Teaching: The Best Kept Secret!
This page contains an interactive presentations about the teaching profession that are designed to be shared with faculty and staff or anyone who talks with students about careers. This slide deck has been through many iterations and has been shown to be very effective at changing faculty perceptions.
Audience/setting: Math and science faculty, admissions, career services, advising staff. Appropriate for either a virtual or face-to-face setting
Time: 15–90 minutes
Synopsis: This resource includes two types of slide decks of varying length. The first, Just the Facts, contains information about the teaching profession. The second, The Facts + How to Share GFO Resources, contains the same info as the Just the Facts decks plus slides about the different GFO Resources that are available for faculty to use while sharing the facts at their institution. All decks are highly interactive and designed to facilitate discussion with a group of faculty/staff who may talk with students about teaching as a career.
Materials
Use these materials in the context of a faculty meeting, staff meeting, or with teachers to get the facts out about grade 7-12 teaching and to encourage department members, teachers, recruiters, and advisors to speak positively and accurately about the teaching profession with students. Please check back often to make sure you have the latest version.
Teaching: The Best Kept Secret! Just the Facts
*Presentations are continually being refined, the date is in the title for each file.
Teaching: The Best Kept Secret! The Facts + How to Share GFO Resources
Implementation
Steps to doing a presentation:
- Register your presentation with us to receive:
- Survey data on your presentation (results on pre/post survey, plus participant feedback).
- Tips and support on running your workshop, if desired.
- Find local Teacher Salary Data (or ask the GFO Research Team to mine your data below) and modify the presentation.
- Look through the presentation. There are notes under each slide with explanations and suggestions.
- Review how to credit GFO when modifying or using these resources.
- Register your activities if you have not already done so.
- Go Get the Facts Out!
Pre/Post Quiz Data and Analysis
Important note:
Giving both the pre quiz and the post quiz increases the audience learning and retention. The pre quiz provides a roadmap of what will be learned, some motivation to figure out the answers, and with 1. pre, 2. content, 3. post there are three reinforcements of these facts.

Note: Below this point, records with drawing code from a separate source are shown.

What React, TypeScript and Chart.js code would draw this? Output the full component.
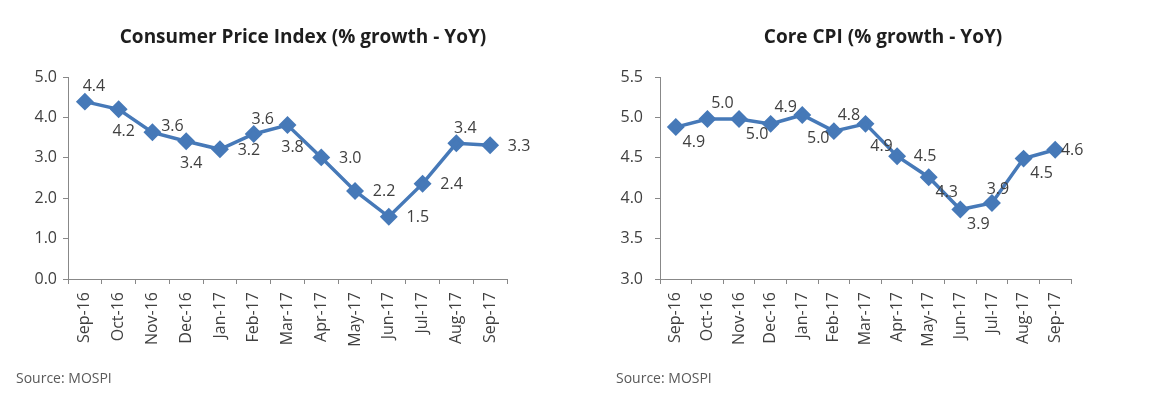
import React, { useEffect, useRef } from "react";
import { Chart, registerables } from "chart.js";
Chart.register(...registerables);

const MONTHS = ["Sep-16", "Oct-16", "Nov-16", "Dec-16", "Jan-17", "Feb-17", "Mar-17", "Apr-17", "May-17", "Jun-17", "Jul-17", "Aug-17", "Sep-17"];
const CPI_VALUES = [4.39, 4.2, 3.63, 3.41, 3.21, 3.59, 3.81, 3.01, 2.18, 1.54, 2.36, 3.36, 3.31];
const CORE_VALUES = [4.88, 4.98, 4.98, 4.92, 5.03, 4.83, 4.92, 4.52, 4.26, 3.86, 3.94, 4.49, 4.6];
const CPI_TICKS = [0, 1, 2, 3, 4, 5];
const CORE_TICKS = [3.0, 3.5, 4.0, 4.5, 5.0, 5.5];
const CPI_LABEL_POS = ["a", "b", "ar", "b", "r", "a", "b", "r", "r", "r", "r", "a", "r"];
const CORE_LABEL_POS = ["br", "a", "br", "a", "b", "a", "b", "r", "br", "br", "al", "br", "rs"];
const CPI_TITLE = "Consumer Price Index (% growth - YoY)";
const CORE_TITLE = "Core CPI (% growth - YoY)";
const SOURCE = "Source: MOSPI";

const FONT = "'Open Sans', 'DejaVu Sans', sans-serif";
const TEXT = "#404040";
const AXIS = "#888888";
const LINE = "#4679B8";

const LEFT_OFFSETS: Record<string, [number, number]> = {
  a: [9, -15],
  b: [5, 22],
  r: [29, 1],
  ar: [20, -6],
  br: [18, 14],
};
const RIGHT_OFFSETS: Record<string, [number, number]> = {
  a: [15, -16],
  al: [6, -14],
  b: [16, 23],
  br: [18, 15],
  r: [28, 0],
  rs: [17, 1],
};

function makeChart(
  canvas: HTMLCanvasElement,
  values: number[],
  ticks: number[],
  labelPos: string[],
  offsets: Record<string, [number, number]>,
  title: string,
  cfg: { axisWidth: number; rightPad: number; tickPad: number; sourceX: number }
) {
  const overlay = {
    id: "overlay",
    afterDatasetsDraw(chart: any) {
      const ctx = chart.ctx;
      ctx.save();
      const meta = chart.getDatasetMeta(0);
      ctx.font = `16px ${FONT}`;
      ctx.fillStyle = TEXT;
      ctx.textAlign = "center";
      ctx.textBaseline = "middle";
      meta.data.forEach((pt: any, i: number) => {
        const off = offsets[labelPos[i]] || [0, -15];
        ctx.fillText(values[i].toFixed(1), pt.x + off[0], pt.y + off[1]);
      });
      ctx.font = `bold 19px ${FONT}`;
      ctx.fillStyle = "#1e1e1e";
      ctx.fillText(title, 303, 38);
      ctx.font = `14px ${FONT}`;
      ctx.fillStyle = "#595959";
      ctx.textAlign = "left";
      ctx.fillText(SOURCE, cfg.sourceX, 379);
      ctx.restore();
    },
  };

  return new Chart(canvas, {
    type: "line",
    data: {
      labels: MONTHS,
      datasets: [
        {
          data: values,
          borderColor: LINE,
          backgroundColor: LINE,
          borderWidth: 3.5,
          pointStyle: "rectRot",
          pointRadius: 6.5,
          pointBackgroundColor: LINE,
          pointBorderColor: LINE,
          tension: 0,
        },
      ],
    },
    options: {
      animation: false,
      responsive: false,
      maintainAspectRatio: false,
      layout: { padding: { left: 0, right: cfg.rightPad, top: 77, bottom: 0 } },
      plugins: {
        legend: { display: false },
        tooltip: { enabled: false },
        title: { display: false },
      },
      scales: {
        x: {
          type: "category",
          offset: true,
          grid: { display: true, drawOnChartArea: false, offset: true, tickLength: 5, color: AXIS },
          border: { color: AXIS, width: 1 },
          ticks: {
            minRotation: 90,
            maxRotation: 90,
            autoSkip: false,
            padding: 8,
            color: TEXT,
            font: { family: FONT, size: 16 },
          },
          afterFit: (s: any) => {
            s.height = 116;
          },
        },
        y: {
          min: ticks[0],
          max: ticks[ticks.length - 1],
          afterBuildTicks: (s: any) => {
            s.ticks = ticks.map((v) => ({ value: v }));
          },
          grid: { display: true, drawOnChartArea: false, tickLength: 5, color: AXIS },
          border: { color: AXIS, width: 1 },
          ticks: {
            padding: cfg.tickPad,
            color: TEXT,
            font: { family: FONT, size: 16 },
            callback: (v: any) => Number(v).toFixed(1),
          },
          afterFit: (s: any) => {
            s.width = cfg.axisWidth;
          },
        },
      },
    },
    plugins: [overlay],
  } as any);
}

export default function App() {
  const leftRef = useRef<HTMLCanvasElement>(null);
  const rightRef = useRef<HTMLCanvasElement>(null);

  useEffect(() => {
    const c1 = makeChart(leftRef.current!, CPI_VALUES, CPI_TICKS, CPI_LABEL_POS, LEFT_OFFSETS, CPI_TITLE, {
      axisWidth: 68,
      rightPad: 73,
      tickPad: 6,
      sourceX: 16,
    });
    const c2 = makeChart(rightRef.current!, CORE_VALUES, CORE_TICKS, CORE_LABEL_POS, RIGHT_OFFSETS, CORE_TITLE, {
      axisWidth: 80,
      rightPad: 89,
      tickPad: 12,
      sourceX: 36,
    });
    return () => {
      c1.destroy();
      c2.destroy();
    };
  }, []);

  return (
    <div style={{ position: "fixed", left: 0, top: 0, width: 1160, height: 395, background: "#ffffff" }}>
      <canvas ref={leftRef} width={580} height={395} style={{ position: "absolute", left: 0, top: 0, width: 580, height: 395 }} />
      <canvas ref={rightRef} width={580} height={395} style={{ position: "absolute", left: 580, top: 0, width: 580, height: 395 }} />
    </div>
  );
}
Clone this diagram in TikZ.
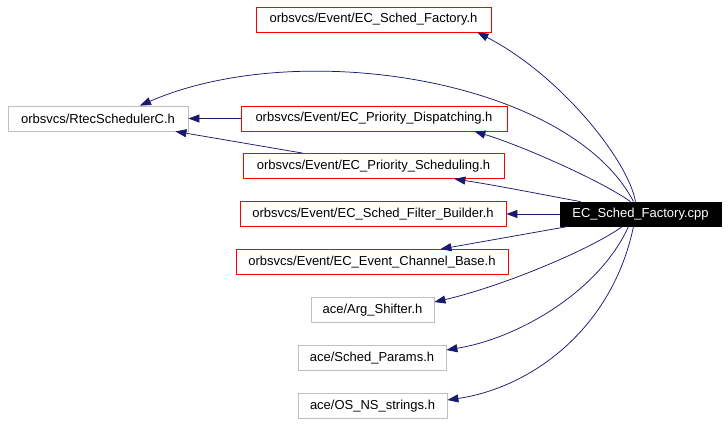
\documentclass[tikz,border=0pt]{standalone}
\usepackage{fontspec}
\setmainfont{Liberation Sans}
\usetikzlibrary{arrows.meta}
\definecolor{edgeblue}{RGB}{25,25,112}
\definecolor{boxgray}{RGB}{191,191,191}
\begin{document}
\begin{tikzpicture}[x=1pt,y=-1pt,
  box/.style={draw, rectangle, inner sep=0pt, minimum height=25pt, font=\fontsize{13}{15}\selectfont, line width=0.8pt},
  redbox/.style={box, draw=red},
  graybox/.style={box, draw=boxgray},
  mainbox/.style={box, draw=black, fill=black, text=white},
  dep/.style={draw=edgeblue, line width=0.75pt, -{Triangle[length=11pt,width=8pt]}, fill=none}
]
\useasboundingbox (0,0) rectangle (728,424);
\node[mainbox, minimum width=161pt, minimum height=24pt] (cpp) at (640.5,214) {EC\_Sched\_Factory.cpp};
\node[redbox, minimum width=235pt] (sfh) at (373.5,19.5) {orbsvcs/Event/EC\_Sched\_Factory.h};
\node[graybox, minimum width=180pt] (rtec) at (98,118.5) {orbsvcs/RtecSchedulerC.h};
\node[redbox, minimum width=266pt] (disp) at (374,118.5) {orbsvcs/Event/EC\_Priority\_Dispatching.h};
\node[redbox, minimum width=261pt] (sched) at (373.5,166) {orbsvcs/Event/EC\_Priority\_Scheduling.h};
\node[redbox, minimum width=266pt] (filt) at (373,214) {orbsvcs/Event/EC\_Sched\_Filter\_Builder.h};
\node[redbox, minimum width=272pt] (ecb) at (372,262) {orbsvcs/Event/EC\_Event\_Channel\_Base.h};
\node[graybox, minimum width=123pt] (arg) at (372.5,310) {ace/Arg\_Shifter.h};
\node[graybox, minimum width=148pt] (sp) at (372,358) {ace/Sched\_Params.h};
\node[graybox, minimum width=149pt] (os) at (372.5,406) {ace/OS\_NS\_strings.h};

\draw[dep] ([xshift=-5pt]cpp.north) .. controls (628,160) and (560,75) .. ([xshift=-14pt]sfh.south east);
\draw[dep] ([xshift=-7pt]cpp.north) .. controls (570,80) and (300,36) .. ([xshift=42pt]rtec.north);
\draw[dep] (disp.west) -- (rtec.east);
\draw[dep] ([xshift=60pt]sched.north west) -- ([xshift=-13pt]rtec.south east);
\draw[dep] ([xshift=-10pt]cpp.north) .. controls (600,180) and (520,145) .. ([xshift=-33pt]disp.south east);
\draw[dep] ([xshift=-60pt]cpp.north) .. controls (550,196) and (500,186) .. ([xshift=-50pt]sched.south east);
\draw[dep] (cpp.west) -- (filt.east);
\draw[dep] ([xshift=-72pt]cpp.south) -- ([xshift=-68pt]ecb.north east);
\draw[dep] ([xshift=-18pt]cpp.south) .. controls (590,250) and (500,287) .. ([yshift=8pt]arg.east);
\draw[dep] ([xshift=-12pt]cpp.south) .. controls (600,290) and (520,338) .. ([yshift=8pt]sp.east);
\draw[dep] ([xshift=-7pt]cpp.south) .. controls (612,330) and (530,388) .. ([yshift=6pt]os.east);
\end{tikzpicture}
\end{document}
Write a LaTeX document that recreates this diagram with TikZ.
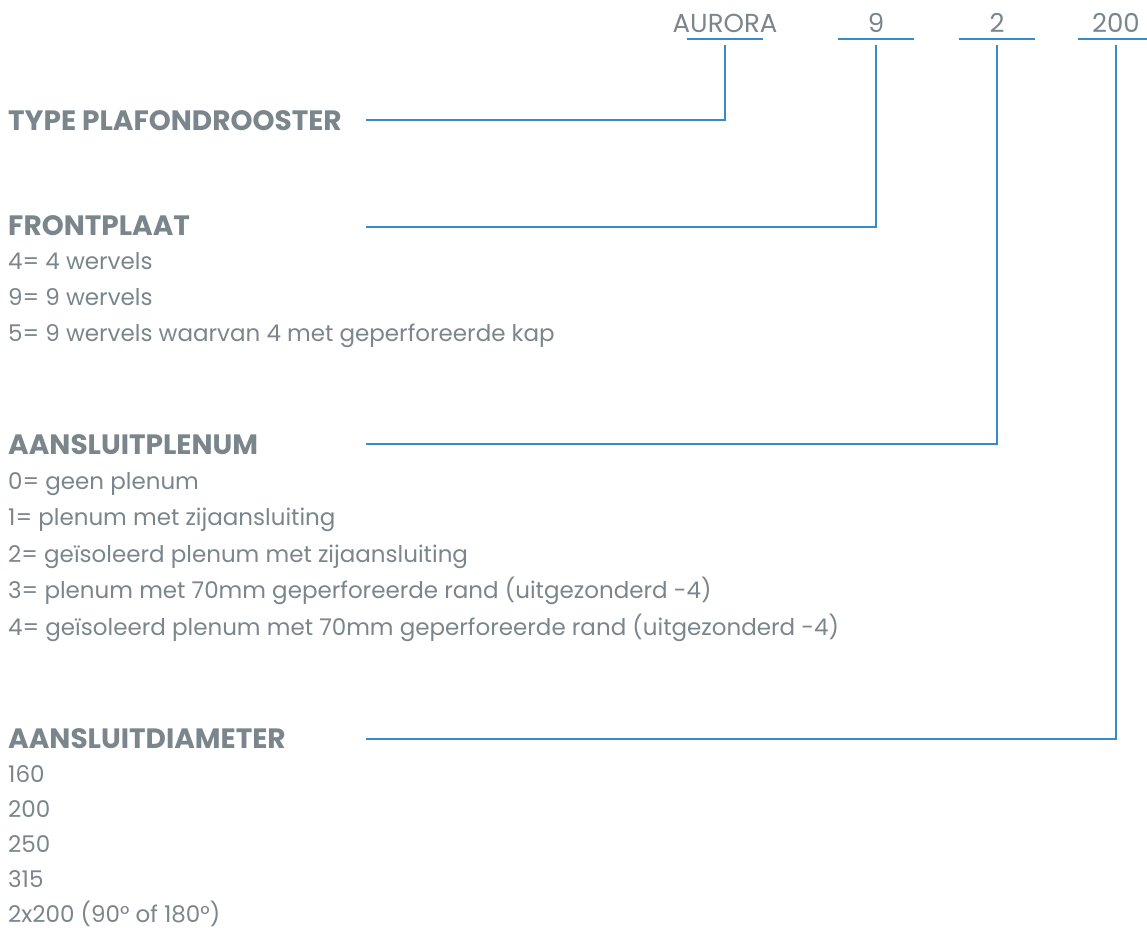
\documentclass[tikz,border=0pt]{standalone}
\usepackage{fontspec}
\setmainfont{Poppins}
\usepackage{xcolor}
\usepackage{tikz}
\usetikzlibrary{calc}
\definecolor{tekstgrijs}{RGB}{122,134,140}
\definecolor{lijnblauw}{RGB}{58,137,201}
\tikzset{
  leader/.style={lijnblauw, line width=2.6pt},
  code/.style={text=tekstgrijs, font=\fontsize{26}{28}\selectfont, inner sep=0pt, anchor=base},
  kop/.style={text=tekstgrijs, font=\fontsize{28}{30}\selectfont\bfseries, inner sep=0pt, anchor=base west},
  optie/.style={text=tekstgrijs, font=\fontsize{23}{25}\selectfont, inner sep=0pt, anchor=base west}
}
\begin{document}
\begin{tikzpicture}[x=1pt, y=-1pt]
        \useasboundingbox (0,0) rectangle (1147,943);
        %CODE
        \node[code] (aurora) at (725,32) {AURORA};
        \node[code] (front) at (876,32) {9};
        \node[code] (plenum) at (997,32) {2};
        \node[code] (diam) at (1116,32) {200};
        \draw[leader] (687,39) -- (763,39);
        \draw[leader] (838,39) -- (914,39);
        \draw[leader] (959,39) -- (1035,39);
        \draw[leader] (1078,39) -- (1154,39);
        %TYPE PLAFONDROOSTER
        \node[kop] (typekop) at (8,130) {TYPE PLAFONDROOSTER};
        \coordinate (typeeind) at (366,120);
        \coordinate (auroravoet) at (725,45);
        \draw[leader] (auroravoet) |- (typeeind);
        %FRONTPLAAT
        \node[kop] (frontkop) at (8,235) {FRONTPLAAT};
        \node[optie] (front4) at (8,269) {4= 4 wervels};
        \node[optie] (front9) at (8,305) {9= 9 wervels};
        \node[optie] (front5) at (8,341) {5= 9 wervels waarvan 4 met geperforeerde kap};
        \coordinate (fronteind) at (366,227);
        \coordinate (frontvoet) at (876,45);
        \draw[leader] (frontvoet) |- (fronteind);
        %AANSLUITPLENUM
        \node[kop] (plenumkop) at (8,454) {AANSLUITPLENUM};
        \node[optie] (plenum0) at (8,489) {0= geen plenum};
        \node[optie] (plenum1) at (8,525) {1= plenum met zijaansluiting};
        \node[optie] (plenum2) at (8,562) {2= geïsoleerd plenum met zijaansluiting};
        \node[optie] (plenum3) at (8,598) {3= plenum met 70mm geperforeerde rand (uitgezonderd -4)};
        \node[optie] (plenum4) at (8,635) {4= geïsoleerd plenum met 70mm geperforeerde rand (uitgezonderd -4)};
        \coordinate (plenumeind) at (366,444);
        \coordinate (plenumvoet) at (997,45);
        \draw[leader] (plenumvoet) |- (plenumeind);
        %AANSLUITDIAMETER
        \node[kop] (diamkop) at (8,748) {AANSLUITDIAMETER};
        \node[optie] (diam160) at (8,782) {160};
        \node[optie] (diam200) at (8,817) {200};
        \node[optie] (diam250) at (8,852) {250};
        \node[optie] (diam315) at (8,887) {315};
        \node[optie] (diam2x) at (8,922) {2x200 (90° of 180°)};
        \coordinate (diameind) at (366,739);
        \coordinate (diamvoet) at (1116,45);
        \draw[leader] (diamvoet) |- (diameind);
    \end{tikzpicture}
\end{document}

When thinking about how the brain works, this helps your audience focus on the ideas you’ll be discussing and it sparks their curiosity. Also it engages them and helps them cleanse their brain of what ever possessed it when they walked in the door. Finally, it helps you see how things went afterwards. We always joke that, “We’re starting by giving you a quiz. This will help you get some idea of the facts I’ll be sharing with you today and after the presentation, you should have the answers to these questions.”
Directions:
Due to a temporary lapse in NSF funding, we do not have the necessary resources to process the pre/post responses and data at this time that are submitted to the current survey links/QR codes in the slide decks above. You can create your own pre/post quiz in Survey Monkey or with a Google Form. Here are the questions that are used.
Once you have given and registered your presentation, you can start analyzing the results. Here is the template used for the analysis and a step-by-step video of the process.
Teacher Salary Data Request
You may request Teacher Salary Data from the GFO Research Team team. Data mining salaries and creating an infographic takes about a half of a day of effort, we appreciate your patience. Priority is given to Registered Champions.
Key Features of an Effective Interactive Presentation
Presentation type 1: Just the Facts
Variations:
- 15 – 60 minutes
What are the intended outcomes of this workshop?
- The audience will have positive attitudes toward teaching as a profession.
- The audience will engage in ideas about teaching as a profession after the workshop (e.g., by reflecting, sharing, engaging in conversation).
What should a workshop look like?
- The key message of Get the Facts Out is emphasized: Teachers in the U.S. rate their lives better than all other occupation groups, trailing only physicians.
- Time is provided for the active processing of data about teaching as a profession before and during the discussion.
- Time is provided for peer discussion.
- Participants are provided with an opportunity to review locally-relevant data about teaching as a profession:
- For local audiences: Information on teacher salaries and retirement have been updated with local data.
- For national audiences: Time is provided for the audience to identify local data.
What should you do as a presenter?
- Share the positive aspects of teaching as a profession that are supported by data.
- Avoid voicing misperceptions about teaching as a profession.
- If participants express misperceptions about teaching as a profession, provide fact-based corrections.
- Avoid providing airtime for anecdotal aspects of teaching as a profession (which are often negative and not supported by data).
- Facilitate participant discussion.